When a fractional reserve bank loans out its supply of gold multiple times as Brown posited, it does not control the gold supply. Rather it goes bankrupt, and you get a bank run. Banks cannot by themselves control an element on the periodic table. They need governments to establish legal-tender laws, and to set up central banks in order to make that possible.
If they didn't do EITHER of those two things, overextended bankers would simply go bankrupt. Without Legal Tender laws, no one would have to use their banknotes at all. Without a central bank that has a relationship with the treasury, banks would go bankrupt as soon as they get caught without enough money to redeem their loans.
The key thing to understand is this: Neither you nor your bank knows whether your deposit is treasury-created money or whether it is a loan from some other bank. The only way to discover it is through the clearing process, when you try to draw on those funds.
The only reason we are not seeing the whole financial sector go bankrupt today is that we have a Central Bank that provides unlimited 'liquidity' to the banks to prevent their bankrupcy, and a government foolish enough to demand we use those banks fraudulent paper. All of this is intended to do one thing: Prevent actual clearance of debt.
And guess what? In that task of preventing clearance of debt...it works fabulously. In every other way it is a disaster.
That is what the financial crisis of 2008 (and maybe of 2015?) is all about.
This article is bullshit.

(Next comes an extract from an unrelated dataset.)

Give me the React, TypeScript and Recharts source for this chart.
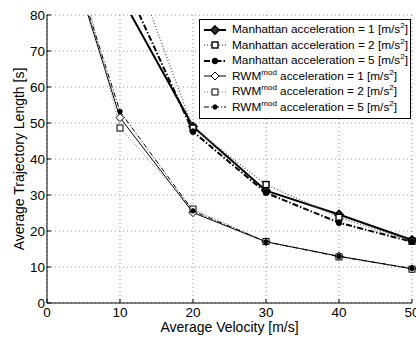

Take a couple of populist points and throw some vague historical events around them... then keep rep;aeting banking families... and voila... an article bereft of a real message and point.
The author must have been just dumped by er boyfriend. Bitch, bitch, bitch.
How America became an Oligarchy: by hook and by crook the British & French wrested the northern territories from the oligarchs conducting the Spanish genocide conquest. Then just like the Spanish, they established plantations of caucasian slaves... and they're still here.